Farmers in Missouri, Arkansas, and Tennessee are confronting widespread crop damage and bracing for lower yields as a result of agrichemical giant Monsanto’s botched roll-out of new genetically engineered soybean and cotton crops. The company, whose current line of glyphosate-tolerant crops are failing to control weeds throughout the U.S. and across the globe, developed a new line of soybean and cotton with traits that make it tolerate applications of an older herbicide dicamba. However, while its seeds are available for purchase on the market, and Monsanto is encouraging farmers to grow them, the company has yet to receive EPA regulatory approval for the dicamba herbicide meant to be used with the plants.
A spate of news reports over the past two months in southern soybean growing regions finds that many farmers are illegally applying off-label dicamba-based herbicides to Monsanto’s new GE crops in an effort to control weeds resistant to glyphosate. Use of this highly volatile herbicide is causing widespread crop damage not only to soybeans that don’t carry the resistance trait, but other crops in the region, including peaches, melons, and tomatoes.

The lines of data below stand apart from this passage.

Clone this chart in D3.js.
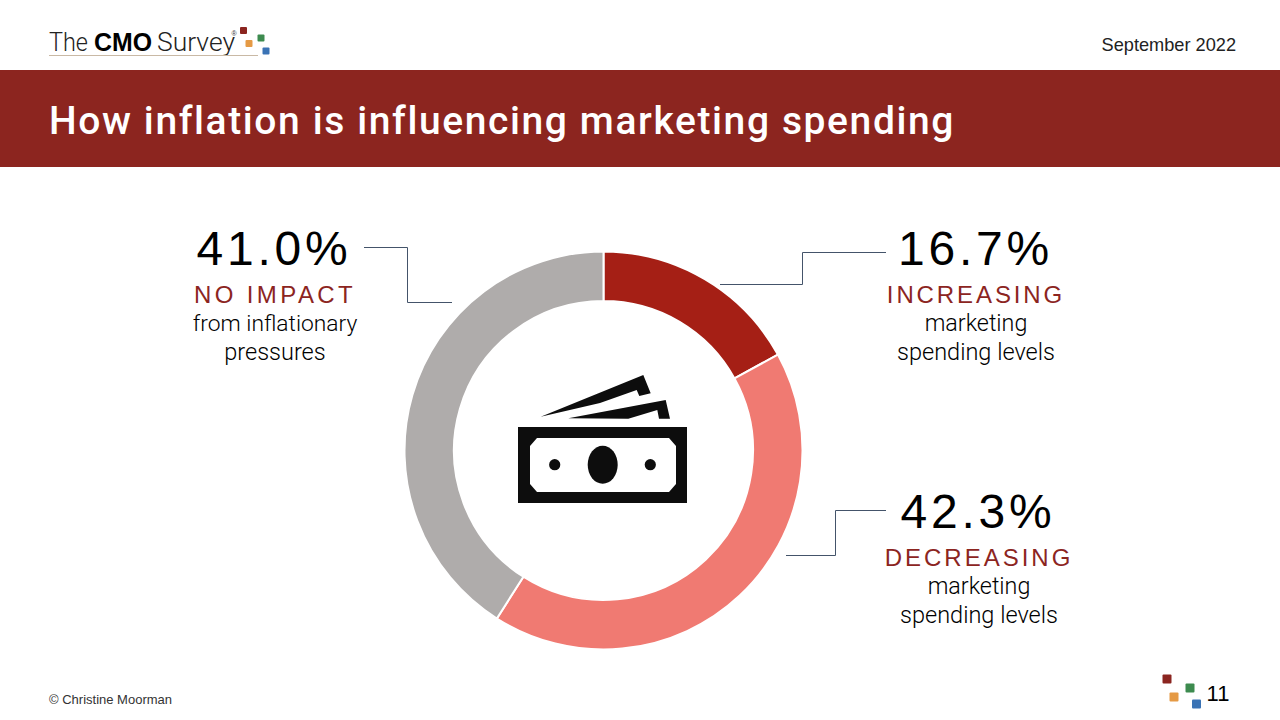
<!DOCTYPE html>
<html><head><meta charset="utf-8">
<script src="https://cdn.jsdelivr.net/npm/d3@7/dist/d3.min.js"></script>
<style>html,body{margin:0;padding:0;background:#fff;overflow:hidden}svg{display:block}text{font-family:"Liberation Sans",sans-serif}</style>
</head><body><svg id="c" width="1280" height="720"></svg>
<script>
const categories=["INCREASING","DECREASING","NO IMPACT"];
const values=[16.7,42.3,41.0];
const labels=["16.7%","42.3%","41.0%"];
const subLines=[["marketing","spending levels"],["marketing","spending levels"],["from inflationary","pressures"]];
const subSizes=[[23.3,23.5],[23.3,23.5],[22.8,23.5]];
const colors=["#A51F15","#F07A72","#AFACAB"];
const labelX=[976,979,275];
const valueX=[975.5,978,274];
const valueBase=[265,528,265];
const catSpacing=[2.9,3.0,3.4];
const leaders=[
 [[886,252.5],[802.5,252.5],[802.5,284.5],[720,284.5]],
 [[886,510.5],[835.5,510.5],[835.5,555.5],[786,555.5]],
 [[364,247.5],[407.5,247.5],[407.5,302.5],[452,302.5]]];
const title="How inflation is influencing marketing spending";
const dateText="September 2022", footer="© Christine Moorman", pageNo="11";
const squares=["#8B2520","#E59A45","#3D8B4F","#3A73B5"];

const svg=d3.select("#c");
svg.append("rect").attr("x",0).attr("y",70).attr("width",1280).attr("height",97).attr("fill","#8C251F");
svg.append("text").attr("x",49).attr("y",134).attr("fill","#fff").style("font-family","Roboto").style("font-size","39px").style("font-weight",500).style("letter-spacing","1.6px").text(title);
svg.append("text").attr("x",1236).attr("y",51).attr("text-anchor","end").style("font-size","18.2px").attr("fill","#222").text(dateText);
svg.append("text").attr("x",49).attr("y",704).style("font-size","13px").attr("fill","#333").text(footer);
svg.append("text").attr("x",1218).attr("y",701).attr("text-anchor","middle").style("font-size","22px").attr("fill","#000").text(pageNo);

// logo
const logo=svg.append("g");
const logoWords=[["The",49,"Roboto",300,39],["CMO",94,"Liberation Sans",700,58],["Survey",157,"Roboto",300,78]];
logoWords.forEach(w=>logo.append("text").attr("x",w[1]).attr("y",51).attr("fill",w[3]==700?"#000":"#222").style("font-family",w[2]).style("font-weight",w[3]).style("font-size","25px").attr("textLength",w[4]).attr("lengthAdjust","spacingAndGlyphs").text(w[0]));
logo.append("text").attr("x",231.5).attr("y",36).style("font-size","7px").attr("fill","#333").text("®");
logo.append("line").attr("x1",49).attr("x2",258).attr("y1",55.5).attr("y2",55.5).attr("stroke","#c9b9a5").attr("stroke-width",1);
const sq=(g,pts,s)=>g.selectAll(null).data(pts).join("rect").attr("x",d=>d[0]-s/2).attr("y",d=>d[1]-s/2).attr("width",s).attr("height",s).attr("rx",1).attr("fill",(d,i)=>squares[i]);
sq(logo,[[243.5,30.5],[249,43.5],[261,38],[266,51]],7);
sq(svg.append("g"),[[1167,679],[1174,697],[1190,688],[1196.5,704]],9);

// donut: the reference's ring is proportioned to the whole-number shares
const pie=d3.pie().sort(null).value(d=>Math.round(d));
const arc=d3.arc().innerRadius(149.5).outerRadius(199);
const cx=603.5,cy=450.5;
svg.append("g").attr("transform",`translate(${cx},${cy})`).selectAll("path").data(pie(values)).join("path")
 .attr("d",arc).attr("fill",(d,i)=>colors[i]).attr("stroke","#fff").attr("stroke-width",2);

// leaders
const ln=d3.line();
svg.append("g").selectAll("path").data(leaders).join("path").attr("d",d=>ln(d)).attr("fill","none").attr("stroke","#44546A").attr("stroke-width",1);

// labels
categories.forEach((c,i)=>{
 const x=labelX[i],b=valueBase[i];
 svg.append("text").attr("x",valueX[i]).attr("y",b).attr("text-anchor","middle").style("font-size","48px").style("letter-spacing","3.8px").attr("fill","#000").text(labels[i]);
 svg.append("text").attr("x",x).attr("y",b+38).attr("text-anchor","middle").style("font-size","24px").style("letter-spacing",catSpacing[i]+"px").attr("fill","#8C251F").text(c);
 subLines[i].forEach((s,j)=>svg.append("text").attr("x",x).attr("y",b+66+j*29).attr("text-anchor","middle").style("font-family","Roboto").style("font-weight",300).style("font-size",subSizes[i][j]+"px").attr("fill","#000").text(s));
});

// money icon
const ic=svg.append("g").attr("fill","#0d0d0d");
ic.append("path").attr("d","M518,427H687V503H518Z");
ic.append("path").attr("fill","#fff").attr("d","M537,438H669L676,446V484L669,492H537L530,484V446Z");
ic.append("ellipse").attr("cx",602.7).attr("cy",464.7).attr("rx",15).attr("ry",19);
ic.append("circle").attr("cx",554.7).attr("cy",464.7).attr("r",5.6);
ic.append("circle").attr("cx",650.3).attr("cy",464.7).attr("r",5.6);
ic.append("path").attr("d","M540.7,416.7L643.3,375L650.7,393.3L639.3,396L636.7,390L600,403Z");
ic.append("path").attr("d","M568.3,418.3L665.7,400L670,418.7L659,418.7L657.3,410L628.3,418.7Z");
</script></body></html>
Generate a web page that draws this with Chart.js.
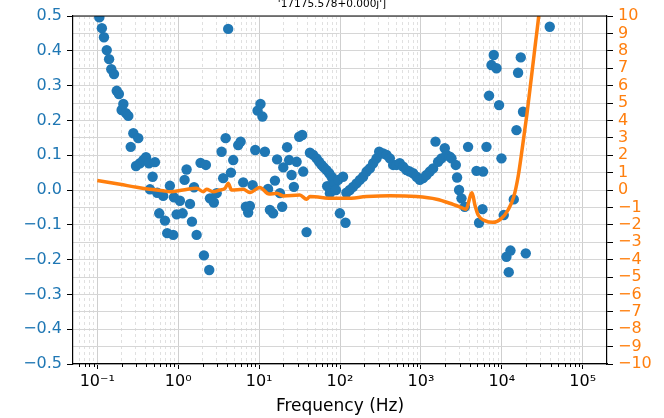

Dicamba has a strong propensity to volatilize small particles of the herbicide into the air and drift far off-site. Sensitive crop species can be damaged by dicamba at levels in the parts per million. A study published by Pennsylvania State scientists in late 2015 found dicamba drift was “frequently responsible for sublethal, off-target damage” to plants and insects. Researchers found that even very low rates of dicamba herbicide exposure negatively impacted plant flowering, and thus insect pollination.
Monsanto is encouraging farmers to plant its dicamba-tolerant seeds because the company claims it also creates higher yields. The company told NPR that it made clear to farmers that they could not spray dicamba on its dicamba-tolerant crops.